Advertisement

COMMON MARKET : EC Architect Delors Likely to Keep Post Despite Danish Veto

Share
TIMES STAFF WRITER

Six months ago, Western European leaders came together to orchestrate the economic and political unification of their continent. Today they meet again, this time to try to keep it from flying apart.

To manage the task, they are prepared to turn again to the man who deserves the credit for taking them as far as they have gone--but who also shoulders some of the blame for their current predicament.

Jacques Delors, president of the EC’s policy-formulating commission, is the prime architect of the last eight years of European unity.

Advertisement

It was Delors who dreamed up “EC ‘92,” the short-hand name for the effort to blend the 12 EC nations into a single economic market. By year’s end, the EC will have brought down most of the barriers to the movement of goods, services, money and people.

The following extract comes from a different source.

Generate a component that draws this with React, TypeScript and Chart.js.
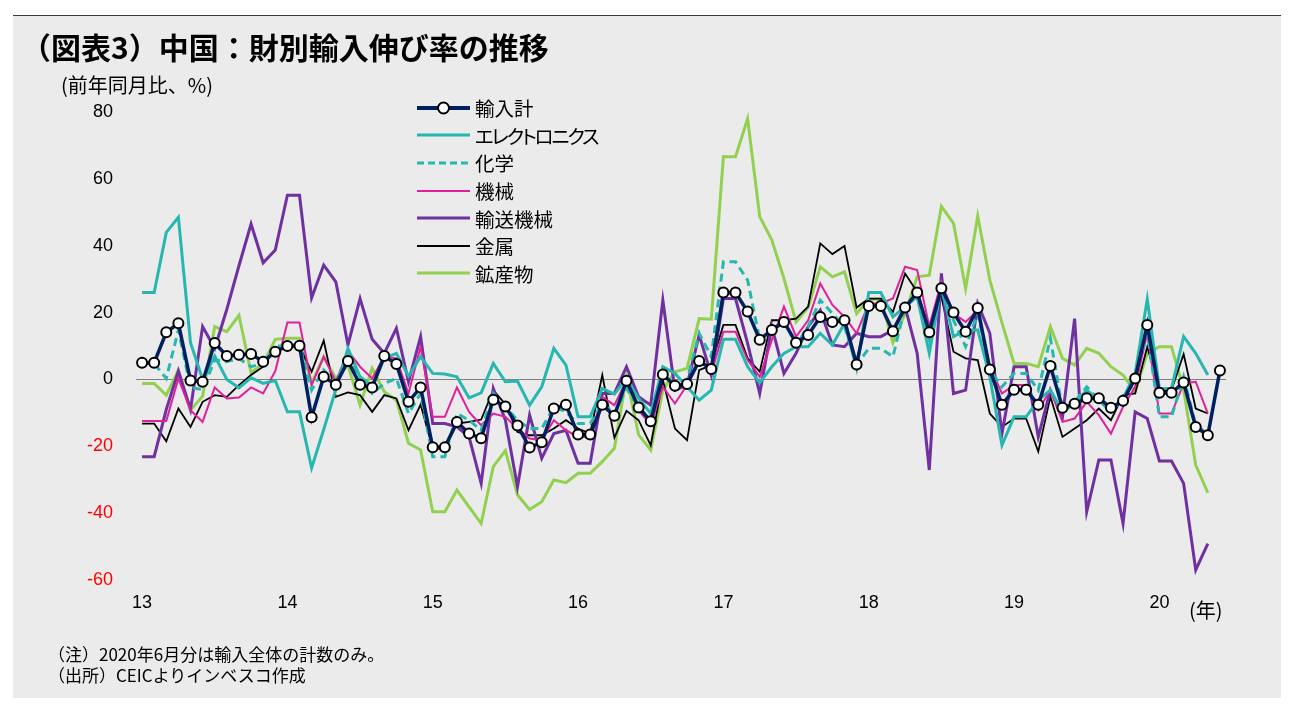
import React, { useEffect, useRef } from 'react';
import { Chart, registerables } from 'chart.js';

Chart.register(...registerables);

// ---- categories / tick labels ----
const years = [2013, 2014, 2015, 2016, 2017, 2018, 2019, 2020];
const yearLabels = ['13', '14', '15', '16', '17', '18', '19', '20'];
const monthsPerYear = ['01', '02', '03', '04', '05', '06', '07', '08', '09', '10', '11', '12'];
const months: string[] = [];
years.forEach((y) => monthsPerYear.forEach((m) => {
  if (!(y === 2020 && Number(m) > 6)) months.push(`${y}-${m}`);
}));

// ---- series (前年同月比, %) ----
const totalImports = [
  5, 5, 14.1, 16.8, -0.3, -0.7, 10.9, 7.0, 7.4, 7.6, 5.3, 8.3,
  10.0, 10.1, -11.3, 0.8, -1.6, 5.5, -1.6, -2.4, 7.0, 4.6, -6.7, -2.4,
  -20.3, -20.3, -12.7, -16.2, -17.6, -6.1, -8.1, -13.8, -20.4, -18.8, -8.7, -7.6,
  -16.5, -16.5, -7.6, -10.9, -0.4, -8.4, -12.5, 1.5, -1.9, -1.4, 5.5, 3.1,
  26.0, 26.0, 20.3, 11.9, 14.8, 17.2, 11.0, 13.3, 18.7, 17.2, 17.7, 4.5,
  22.0, 22.0, 14.4, 21.5, 26.0, 14.1, 27.3, 20.0, 14.3, 21.4, 3.0, -7.6,
  -3.1, -3.1, -7.6, 4.0, -8.5, -7.3, -5.6, -5.6, -8.5, -6.4, 0.3, 16.3,
  -4.0, -4.0, -0.9, -14.2, -16.7, 2.7,
];
const electronics = [
  26, 26, 44, 48.5, 11, 0, 7, 0, -2.5, 0.5, -1.2, -0.3,
  -9.7, -9.7, -26.5, -15, -3, 9.3, 0.8, -2, 6.3, 7.8, 1, 6.8,
  1.8, 1.6, 0.8, -5.5, -4, 4.8, -0.7, -0.5, -7.7, -2.2, 9.3, 4.3,
  -11.2, -11.2, -2.7, -4.4, 0.3, -5.7, -10.2, 3.8, 1.8, -2.2, -6.2, -3.2,
  12, 12, 3.8, -1, 3.8, 7.8, 9.8, 9.8, 13.8, 10.3, 16.8, 3.3,
  26, 26, 18.7, 21.8, 24.8, 7.8, 27.7, 12.8, 14.8, 14.8, 0.8, -19.7,
  -11.2, -11.2, -6.2, -3.2, -9.7, -7.2, -3.2, -6.2, -9.7, -5.7, 1.8, 24,
  -2.7, -2.7, 12.8, 7.8, 1.3,
];
const chemicals = [
  4.8, 4.8, 0.3, 14.8, -2.5, -3, 5.8, 5.3, 6.3, 3.8, 4.8, 9.8,
  10.3, 10.3, -3.2, 2.8, -1.2, 7.8, -0.2, -4.2, -1.2, 0.3, -10.2, -4.2,
  -23.1, -23.1, -10.2, -12.2, -15.2, -4.2, -8.2, -12.2, -14.7, -14.7, -8.2, -9.7,
  -13.2, -13.2, -7.2, -10.2, -2.7, -8.2, -12.2, 1.8, -2.2, -0.2, 13.8, 6.8,
  35.2, 35.2, 29.7, 11.8, 14.8, 17.7, 10.3, 15.8, 23.7, 19.7, 15.8, 4.3,
  9.3, 9.3, 6.8, 21.8, 24.8, 11.8, 27.2, 17.7, 9.8, 19.7, 2.8, -2.2,
  1.8, 1.8, -3.2, 12.3, -9.2, -6.7, -2.2, -6.2, -8.2, -6.7, 1.8, 13.8,
  -11.2, -11.2, 0.8, -13.7, -16.2,
];
const machinery = [
  -12.4, -12.4, -12.4, 0.3, -9.2, -12.7, -2.4, -5.7, -5.4, -2.4, -4.2, 2.5,
  17, 17, -1.7, 6.8, -0.7, 8.6, 3.8, 0.3, 6.8, 6.3, -4.2, 9.8,
  -11.2, -11.2, -2.4, -9.7, -13.7, -10.2, -11.2, -14.7, -17.7, -18.2, -12.2, -15.2,
  -17.2, -17.2, -5.2, -7.7, -0.2, -9.2, -13.7, -2.2, -7.2, -1.7, 6.8, 1.8,
  14.3, 14.3, 5.8, 0.8, 11.8, 21.8, 12.8, 17.7, 28.7, 22.3, 18.7, 13.8,
  22.7, 22.7, 24.2, 33.7, 32.7, 15.8, 29.2, 19.7, 17.2, 20.7, 3.8, -4.2,
  -1.7, -1.7, -9.2, -3.2, -12.7, -11.7, -6.7, -10.7, -16.2, -8.2, -2.2, 13.8,
  -10.2, -10.2, -1.2, -0.7, -10.2,
];
const transport = [
  -23.1, -23.1, -9, 2.5, -9, 15.8, 9.3, 21, 34, 46.5, 34.9, 38.7,
  55.1, 55.1, 24.4, 34.2, 29.2, 10.3, 24.2, 12, 7.8, 15.3, -0.7, 12.8,
  -13.2, -13.2, -14.2, -17.2, -31.1, -2.7, -12.2, -32.1, -10.7, -23.6, -16.2, -15.2,
  -25.1, -25.1, -4.2, -4.2, 3.8, -5.2, -7.7, 23.7, -3.2, -1.7, 13.3, 1.3,
  24.2, 24.2, 10.8, -4.2, 15.8, 1.8, 7.8, 15.8, 20.7, 10.3, 9.8, 13.8,
  12.8, 12.8, 14.8, 21.8, 7.8, -27.1, 31.7, -4.2, -3.2, 22.7, 13.8, -16.2,
  3.8, 3.8, -17.2, -3.2, -11.2, 18.2, -39.6, -24.1, -24.1, -43.1, -9.7, -11.7,
  -24.4, -24.4, -31.1, -57, -49.1,
];
const metals = [
  -13.2, -13.2, -18.5, -8.7, -14.2, -6.7, -4.7, -5.2, -1.7, 1.3, 3.8, 9.3,
  9.8, 9.8, 2.3, 11.6, -5.2, -3.9, -4.7, -9.7, -4.7, -5.7, -15.2, -7.5,
  -20.7, -20.7, -13.2, -12.7, -12, -3.2, -7.4, -15.7, -16.7, -16.7, -14.7, -12.2,
  -14.7, -16.2, 1.3, -17.4, -9.4, -12.2, -19.7, -0.2, -14.7, -18.2, 2.8, 4.3,
  16.3, 16.3, 6.3, 2.3, 17.7, 17.7, 18.2, 21.8, 40.7, 37.5, 39.9, 21.5,
  24.2, 24.2, 20.2, 31.7, 26.2, 14.8, 24.7, 8.3, 6.3, 5.8, -10.2, -14.2,
  -11.7, -11.7, -21.6, -5.2, -17.2, -14.7, -12.2, -8.7, -12.2, -4.7, -4.2, 9.8,
  -3.2, -3.2, 7.6, -8.7, -10.2,
];
const minerals = [
  -1.2, -1.2, -4.7, 2.8, -9.2, -5, 15.8, 14.3, 19.2, 2, 4.8, 12,
  12.3, 12.3, -1.2, 6.8, 0.3, 4.3, -7.7, 3.3, -3.7, -6.2, -19.1, -21.1,
  -39.6, -39.6, -33.1, -38.1, -43.1, -26.1, -21.3, -34.6, -38.9, -36.6, -30.1, -30.9,
  -28.1, -28.1, -24.6, -20.6, 0.8, -16.6, -21.1, -3.2, 2.3, 3.3, 18.2, 18,
  66.6, 66.6, 78, 48.7, 41.7, 30.2, 17.2, 21.5, 33.7, 30.7, 32.2, 19.7,
  24, 24, 11, 19.7, 30.7, 31.2, 51.8, 46.7, 27.2, 48.9, 29.7, 17,
  4.8, 4.8, 3.8, 15.8, 6.3, 4.3, 9.3, 7.8, 3.8, 1.3, -3.7, 7.8,
  9.8, 9.8, -3, -25.6, -33.9,
];

const yMin = -60;
const yMax = 80;
const yStep = 20;

const NAVY = '#002060';
const TEAL = '#25b7b0';
const MAGENTA = '#e0209a';
const PURPLE = '#7030a0';
const BLACK = '#000000';
const GREEN = '#92d050';

const seriesNames = ['輸入計', 'エレクトロニクス', '化学', '機械', '輸送機械', '金属', '鉱産物'];
const legendSpacing = [0, -2.2, 0, 0, 0, 0, 0];

const JP = '"Noto Sans CJK JP", "Noto Sans", sans-serif';
const NUM = '"Liberation Sans", Arial, sans-serif';

function LegendSample({ idx }: { idx: number }) {
  const common = { x1: 2, x2: 55, y1: 10, y2: 10 };
  let el: React.ReactNode = null;
  if (idx === 0) {
    el = (
      <>
        <line {...common} stroke={NAVY} strokeWidth={4} />
        <circle cx={28.5} cy={10} r={5.5} fill="#fff" stroke="#000" strokeWidth={2} />
      </>
    );
  } else if (idx === 1) el = <line {...common} stroke={TEAL} strokeWidth={3} />;
  else if (idx === 2) el = <line {...common} stroke={TEAL} strokeWidth={3} strokeDasharray="7 4" />;
  else if (idx === 3) el = <line {...common} stroke={MAGENTA} strokeWidth={2} />;
  else if (idx === 4) el = <line {...common} stroke={PURPLE} strokeWidth={3} />;
  else if (idx === 5) el = <line {...common} stroke={BLACK} strokeWidth={2} />;
  else el = <line {...common} stroke={GREEN} strokeWidth={3} />;
  return <svg width={57} height={20} style={{ display: 'block' }}>{el}</svg>;
}

export default function App() {
  const ref = useRef<HTMLCanvasElement>(null);

  useEffect(() => {
    const canvas = ref.current;
    if (!canvas) return;
    const chart = new Chart(canvas, {
      type: 'line',
      data: {
        labels: months,
        datasets: [
          {
            label: seriesNames[0], data: totalImports, borderColor: NAVY, borderWidth: 3.5,
            pointRadius: 5, pointBackgroundColor: '#ffffff', pointBorderColor: '#000000', pointBorderWidth: 2,
          },
          { label: seriesNames[1], data: electronics, borderColor: TEAL, borderWidth: 3, pointRadius: 0 },
          { label: seriesNames[2], data: chemicals, borderColor: TEAL, borderWidth: 3, borderDash: [8, 5], pointRadius: 0 },
          { label: seriesNames[3], data: machinery, borderColor: MAGENTA, borderWidth: 2, pointRadius: 0 },
          { label: seriesNames[4], data: transport, borderColor: PURPLE, borderWidth: 3, pointRadius: 0 },
          { label: seriesNames[5], data: metals, borderColor: BLACK, borderWidth: 1.8, pointRadius: 0 },
          { label: seriesNames[6], data: minerals, borderColor: GREEN, borderWidth: 3, pointRadius: 0 },
        ],
      },
      options: {
        responsive: false,
        animation: false,
        events: [],
        layout: { padding: { top: 112, right: 69, left: 0, bottom: 0 } },
        elements: { line: { tension: 0, fill: false }, point: { hitRadius: 0 } },
        plugins: { legend: { display: false }, tooltip: { enabled: false }, title: { display: false } },
        scales: {
          x: {
            type: 'category',
            offset: true,
            grid: { display: false, drawTicks: false },
            border: { display: false },
            ticks: {
              autoSkip: false,
              maxRotation: 0,
              minRotation: 0,
              padding: 12,
              color: '#000000',
              font: { family: NUM, size: 18 },
              callback: (_v: any, i: number) => (i % 12 === 0 ? yearLabels[i / 12] : ''),
            },
            afterFit: (s: any) => { s.height = 140; },
          },
          y: {
            min: yMin,
            max: yMax,
            grid: {
              drawTicks: false,
              lineWidth: 1,
              color: (ctx: any) => (ctx.tick && ctx.tick.value === 0 ? '#7f7f7f' : 'rgba(0,0,0,0)'),
            },
            border: { display: false },
            ticks: {
              stepSize: yStep,
              padding: 23,
              color: (ctx: any) => (ctx.tick && ctx.tick.value < 0 ? '#ff0000' : '#000000'),
              font: { family: NUM, size: 18 },
            },
            afterFit: (s: any) => { s.width = 136; },
          },
        },
      },
    });
    return () => chart.destroy();
  }, []);

  return (
    <div style={{ position: 'absolute', left: 0, top: 0, width: 1295, height: 720, background: '#ffffff', overflow: 'hidden' }}>
      <div style={{ position: 'absolute', left: 13, top: 15, width: 1268, height: 1, background: '#3a3a3a' }} />
      <div style={{ position: 'absolute', left: 13, top: 16, width: 1268, height: 682, background: '#ebebeb' }} />
      <canvas ref={ref} width={1295} height={720} style={{ position: 'absolute', left: 0, top: 0, width: 1295, height: 720, display: 'block' }} />
      <div style={{ position: 'absolute', left: 21, top: 26, fontFamily: JP, fontWeight: 700, fontSize: 30, lineHeight: '40px', color: '#000', whiteSpace: 'nowrap' }}>
        （図表3）中国：財別輸入伸び率の推移
      </div>
      <div style={{ position: 'absolute', left: 61, top: 71, fontFamily: JP, fontSize: 20, lineHeight: '28px', color: '#000', whiteSpace: 'nowrap' }}>
        (前年同月比、%)
      </div>
      <div style={{ position: 'absolute', left: 415, top: 94 }}>
        {seriesNames.map((n, i) => (
          <div key={n} style={{ display: 'flex', alignItems: 'center', height: 27.6 }}>
            <LegendSample idx={i} />
            <span style={{ marginLeft: 3, fontFamily: JP, fontSize: 19.5, lineHeight: '27px', color: '#000', whiteSpace: 'nowrap', fontFeatureSettings: '"palt"', letterSpacing: legendSpacing[i] }}>{n}</span>
          </div>
        ))}
      </div>
      <div style={{ position: 'absolute', left: 1189, top: 596, fontFamily: JP, fontSize: 20, lineHeight: '28px', color: '#000', whiteSpace: 'nowrap' }}>
        (年)
      </div>
      <div style={{ position: 'absolute', left: 48, top: 643, fontFamily: JP, fontSize: 17, lineHeight: '21px', color: '#000', whiteSpace: 'nowrap' }}>
        <div>（注）2020年6月分は輸入全体の計数のみ。</div>
        <div>（出所）CEICよりインベスコ作成</div>
      </div>
    </div>
  );
}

And it was under Delors’ firm hand that leaders of the 12 EC nations met in the Dutch town of Maastricht last December to sign a far-reaching treaty for European union. The Maastricht Treaty, far more ambitious even than EC ‘92, called for a common European currency by 1999 and established procedures for reaching joint EC policy on everything from foreign affairs to factory working conditions.

But on June 2, tiny Denmark blew a large hole in a united Europe when its electorate, by a margin of fewer than 50,000 votes, refused to ratify the Maastricht Treaty. The EC constitution requires ratification by all 12 members. Maastricht’s complex fabric threatened to unravel.

Inevitably, fingers pointed at Delors for turning Danish public opinion against anything that smacked of greater power for the EC bureaucracy in Brussels, at the expense of its member nations.

Indeed, an option paper prepared by Delors’ staff had suggested that the EC’s smaller members--and Denmark is the third-smallest--might have to yield power as more nations joined the community. The staff had told British reporters much the same thing.

Yet now, as EC leaders prepare for their first summit since their historic meeting in Maastricht last December, Delors appears all but certain to win another two-year term at the EC helm. He is widely regarded, even by skeptical Danes, as the one man with the vision to whip the EC into a world-class economic and diplomatic force. Besides, there are no other active candidates to take over when his term expires at the year’s end.

Advertisement

Only the British have stayed off the Delors bandwagon, although Prime Minister John Major told Parliament on Thursday that if the incumbent is the only candidate, “we shall accept him.”

For Delors, 66, another two years in Brussels would position him nicely to run for France’s presidency when the seven-year term of incumbent Francois Mitterrand expires in 1995.

With Mitterrand’s popularity sagging, Delors has become one of his country’s most popular politicians by remaining above the rough-and-tumble of domestic politics. A Socialist who served as Mitterrand’s finance minister in the early 1980s, he built a reputation as a pragmatist who ushered in a decade of prosperity by steering France away from central economic planning and toward free-market policies.

It was a humbler Delors who emerged from Denmark’s rejection of the Maastricht Treaty.

But signs are already emerging of future clashes between Delors and the British, who, as luck would have it, take over the rotating presidency of the EC from the Portuguese in the second half of this year.

The British, in a position to shape the EC agenda, intend to launch the process of enlarging the Community to include Sweden, Finland, Austria and Switzerland. Leery of yielding sovereignty to Brussels, the British hope that the EC’s powers cannot be deepened to include such areas as security policy at the same time that the Community is being widened.